▸ GOAL OF THE EXERCISE
Would you quote the material below in full and unchanged?

▸ DATASET CONTENT

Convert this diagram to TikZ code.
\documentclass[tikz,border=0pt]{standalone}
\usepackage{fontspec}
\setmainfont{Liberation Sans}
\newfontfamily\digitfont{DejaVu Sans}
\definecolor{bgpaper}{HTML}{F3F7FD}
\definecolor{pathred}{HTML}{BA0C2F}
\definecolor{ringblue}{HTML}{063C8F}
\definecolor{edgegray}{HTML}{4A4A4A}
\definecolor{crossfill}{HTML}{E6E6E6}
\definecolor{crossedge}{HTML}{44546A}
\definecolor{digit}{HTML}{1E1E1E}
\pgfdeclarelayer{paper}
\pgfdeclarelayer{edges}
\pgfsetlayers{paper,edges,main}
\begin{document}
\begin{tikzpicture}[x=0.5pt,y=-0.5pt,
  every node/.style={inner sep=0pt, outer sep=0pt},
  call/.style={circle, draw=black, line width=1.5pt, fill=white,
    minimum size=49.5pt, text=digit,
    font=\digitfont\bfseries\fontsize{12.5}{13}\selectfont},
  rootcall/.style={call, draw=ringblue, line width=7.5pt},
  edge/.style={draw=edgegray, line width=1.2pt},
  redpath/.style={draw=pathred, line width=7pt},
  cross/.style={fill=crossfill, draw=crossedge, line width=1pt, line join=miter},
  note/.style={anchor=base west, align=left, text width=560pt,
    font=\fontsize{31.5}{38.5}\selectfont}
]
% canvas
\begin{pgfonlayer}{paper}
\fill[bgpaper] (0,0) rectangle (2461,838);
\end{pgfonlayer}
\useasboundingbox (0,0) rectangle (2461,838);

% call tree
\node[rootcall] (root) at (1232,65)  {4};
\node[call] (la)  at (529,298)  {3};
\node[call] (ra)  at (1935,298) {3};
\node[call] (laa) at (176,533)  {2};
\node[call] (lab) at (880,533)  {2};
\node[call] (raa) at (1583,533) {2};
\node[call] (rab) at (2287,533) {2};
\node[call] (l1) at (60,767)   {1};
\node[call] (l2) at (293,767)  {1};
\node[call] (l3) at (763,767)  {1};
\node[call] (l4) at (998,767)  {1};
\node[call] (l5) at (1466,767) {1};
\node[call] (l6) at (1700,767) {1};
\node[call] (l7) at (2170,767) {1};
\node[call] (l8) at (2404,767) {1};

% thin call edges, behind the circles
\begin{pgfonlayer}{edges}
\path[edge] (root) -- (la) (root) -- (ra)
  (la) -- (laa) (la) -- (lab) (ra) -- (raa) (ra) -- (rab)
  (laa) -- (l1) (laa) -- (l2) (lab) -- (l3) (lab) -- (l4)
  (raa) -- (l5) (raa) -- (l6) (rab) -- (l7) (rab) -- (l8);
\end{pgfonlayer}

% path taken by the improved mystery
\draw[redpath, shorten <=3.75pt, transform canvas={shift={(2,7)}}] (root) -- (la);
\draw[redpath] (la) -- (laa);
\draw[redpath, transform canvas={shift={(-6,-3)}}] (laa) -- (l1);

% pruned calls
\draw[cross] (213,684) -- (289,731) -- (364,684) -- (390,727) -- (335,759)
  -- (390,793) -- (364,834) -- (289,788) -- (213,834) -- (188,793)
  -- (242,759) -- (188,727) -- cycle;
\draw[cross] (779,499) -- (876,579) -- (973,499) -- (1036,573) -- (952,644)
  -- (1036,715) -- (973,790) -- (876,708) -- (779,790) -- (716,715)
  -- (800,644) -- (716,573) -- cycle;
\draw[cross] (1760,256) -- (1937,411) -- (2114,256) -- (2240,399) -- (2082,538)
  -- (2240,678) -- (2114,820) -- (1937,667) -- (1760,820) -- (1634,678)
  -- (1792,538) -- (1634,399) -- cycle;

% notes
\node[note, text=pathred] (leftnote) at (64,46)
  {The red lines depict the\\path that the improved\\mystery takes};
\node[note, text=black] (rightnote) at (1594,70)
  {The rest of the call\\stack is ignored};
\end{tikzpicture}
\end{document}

▸ EXERCISE RESULT
Convert this diagram to TikZ code.
\documentclass[tikz,border=0pt]{standalone}
\usepackage{fontspec}
\setmainfont{Liberation Sans}
\newfontfamily\digitfont{DejaVu Sans}
\definecolor{bgpaper}{HTML}{F3F7FD}
\definecolor{pathred}{HTML}{BA0C2F}
\definecolor{ringblue}{HTML}{063C8F}
\definecolor{edgegray}{HTML}{4A4A4A}
\definecolor{crossfill}{HTML}{E6E6E6}
\definecolor{crossedge}{HTML}{44546A}
\definecolor{digit}{HTML}{1E1E1E}
\pgfdeclarelayer{paper}
\pgfdeclarelayer{edges}
\pgfsetlayers{paper,edges,main}
\begin{document}
\begin{tikzpicture}[x=0.5pt,y=-0.5pt,
  every node/.style={inner sep=0pt, outer sep=0pt},
  call/.style={circle, draw=black, line width=1.5pt, fill=white,
    minimum size=49.5pt, text=digit,
    font=\digitfont\bfseries\fontsize{12.5}{13}\selectfont},
  rootcall/.style={call, draw=ringblue, line width=7.5pt},
  edge/.style={draw=edgegray, line width=1.2pt},
  redpath/.style={draw=pathred, line width=7pt},
  cross/.style={fill=crossfill, draw=crossedge, line width=1pt, line join=miter},
  note/.style={anchor=base west, align=left, text width=560pt,
    font=\fontsize{31.5}{38.5}\selectfont}
]
% canvas
\begin{pgfonlayer}{paper}
\fill[bgpaper] (0,0) rectangle (2461,838);
\end{pgfonlayer}
\useasboundingbox (0,0) rectangle (2461,838);

% call tree
\node[rootcall] (root) at (1232,65)  {4};
\node[call] (la)  at (529,298)  {3};
\node[call] (ra)  at (1935,298) {3};
\node[call] (laa) at (176,533)  {2};
\node[call] (lab) at (880,533)  {2};
\node[call] (raa) at (1583,533) {2};
\node[call] (rab) at (2287,533) {2};
\node[call] (l1) at (60,767)   {1};
\node[call] (l2) at (293,767)  {1};
\node[call] (l3) at (763,767)  {1};
\node[call] (l4) at (998,767)  {1};
\node[call] (l5) at (1466,767) {1};
\node[call] (l6) at (1700,767) {1};
\node[call] (l7) at (2170,767) {1};
\node[call] (l8) at (2404,767) {1};

% thin call edges, behind the circles
\begin{pgfonlayer}{edges}
\path[edge] (root) -- (la) (root) -- (ra)
  (la) -- (laa) (la) -- (lab) (ra) -- (raa) (ra) -- (rab)
  (laa) -- (l1) (laa) -- (l2) (lab) -- (l3) (lab) -- (l4)
  (raa) -- (l5) (raa) -- (l6) (rab) -- (l7) (rab) -- (l8);
\end{pgfonlayer}

% path taken by the improved mystery
\draw[redpath, shorten <=3.75pt, transform canvas={shift={(2,7)}}] (root) -- (la);
\draw[redpath] (la) -- (laa);
\draw[redpath, transform canvas={shift={(-6,-3)}}] (laa) -- (l1);

% pruned calls
\draw[cross] (213,684) -- (289,731) -- (364,684) -- (390,727) -- (335,759)
  -- (390,793) -- (364,834) -- (289,788) -- (213,834) -- (188,793)
  -- (242,759) -- (188,727) -- cycle;
\draw[cross] (779,499) -- (876,579) -- (973,499) -- (1036,573) -- (952,644)
  -- (1036,715) -- (973,790) -- (876,708) -- (779,790) -- (716,715)
  -- (800,644) -- (716,573) -- cycle;
\draw[cross] (1760,256) -- (1937,411) -- (2114,256) -- (2240,399) -- (2082,538)
  -- (2240,678) -- (2114,820) -- (1937,667) -- (1760,820) -- (1634,678)
  -- (1792,538) -- (1634,399) -- cycle;

% notes
\node[note, text=pathred] (leftnote) at (64,46)
  {The red lines depict the\\path that the improved\\mystery takes};
\node[note, text=black] (rightnote) at (1594,70)
  {The rest of the call\\stack is ignored};
\end{tikzpicture}
\end{document}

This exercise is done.